Roger Orr, Nemaska’s National Native Alcohol and Drug Abuse Program (NNADAP) worker, said he is feeling victorious as a resolution was passed at the recent Annual General Assembly of the Crees to finally protect Cree traditional spiritual practices when it comes to substance-abuse recovery.

Orr said the suggestion for the resolution came about at the 15th Annual Addictions Awareness Conference held in Whapmagoostui in early August. After incorporating some aspects of spiritual traditional healing at the event, discussions about its effectiveness when treating Natives suffering from addictions took on a life of their own.

“At the meeting these facts were presented by certain individuals who partake in the ceremonies as part of their healing and those who are the conductors of these ceremonies. They explained openly and courageously the fact that they were being oppressed,” said Orr.

At the Whapmagoostui event, Orr said that though it was the NNADAP workers who had talked about their own personal successes in incorporating traditional spirituality with addictions healing, it was actually the Elders participating in the event who were the most supportive of the sacred traditions. Their suggestion was to bring these practices back.

By the end of the conference, it was resolved unanimously by the workers and Elders participating that a resolution was needed to protect these spiritual practices and those that perform them.

A week later at the AGA, Resolution 2010-08 was passed on freedom of religious and spiritual beliefs, which are upheld in the Canadian Charter of Rights and Freedoms and Quebec’s Charter of Human Rights and Freedom. The resolution states, “It is up to each individual to continue to freely practice their religious and spiritual beliefs within the Eeyou Istchee.”

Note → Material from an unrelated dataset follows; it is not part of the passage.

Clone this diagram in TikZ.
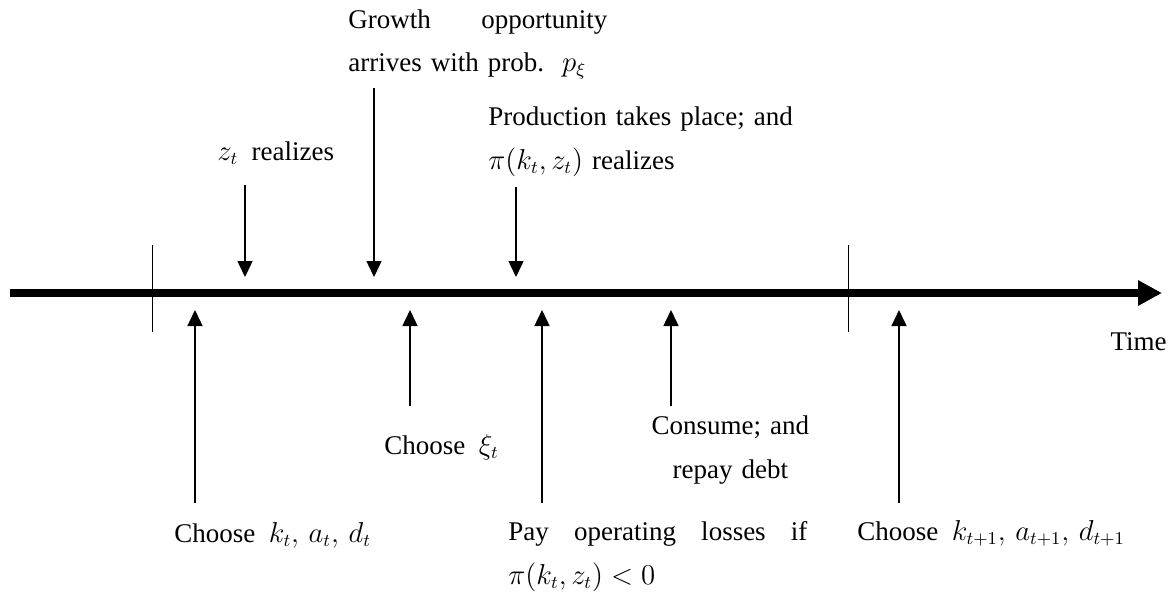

Within the resolution there was also a call for inclusion of traditional Cree helping methods in health and social service programming and delivery.

Orr explained that this does not necessarily mean that everyone going to see a NNADAP worker will suddenly have to partake in Cree traditional spirituality and practices as a part of their treatment, but that from now on it would be a valid option. The resolution is merely a protection for those looking to get involved and to ensure that others within the communities who are opposed to such practices cannot halt them.

“For the people who chose to go to traditional ceremonies, we are going to be there for them to provide that service. This way everyone will have access to what they want to choose because right now it is quite difficult for me to provide that service directly within the community,” said Orr.

At the same time Orr said he also understands how attitudes towards spiritual practices are not going to change overnight as he has experienced a great deal of opposition from his own community for practicing his faith.

Orr said he had to build his own lodge on the outskirts of Nemaska due to public opposition and that some community members went as far as writing petitions to stop its construction. They even tried to pass a bylaw to ban traditional spirituality ceremonies and practices within the reserve.

“My grandchildren have come to traditional ceremonies. They love the drum, they are open to it, they even smudge and will be coming in to do a sweat this summer. However, they have been told that this is all evil at the school because the Christian faith is in there. For me this resolution should protect the children too,” said Orr.

Orr said in the past he has also had his traditional sweat lodges vandalized, turned over, dismantled and one was even run over by a truck by someone within his own community.

Seeing this resolution passed, particularly as it is one that he was consulted on, is something Orr sees not only as a victory but as a step in the right direction because of what it can do for those in need of healing or simply those looking to practice the faith of their ancestors.

“I remember what an Elder said, why should we push aside something that was given to us? Because when we push aside something that was given to us, it is as though we are pushing God aside. He has given this to us to help us and so we should take it,” said Orr.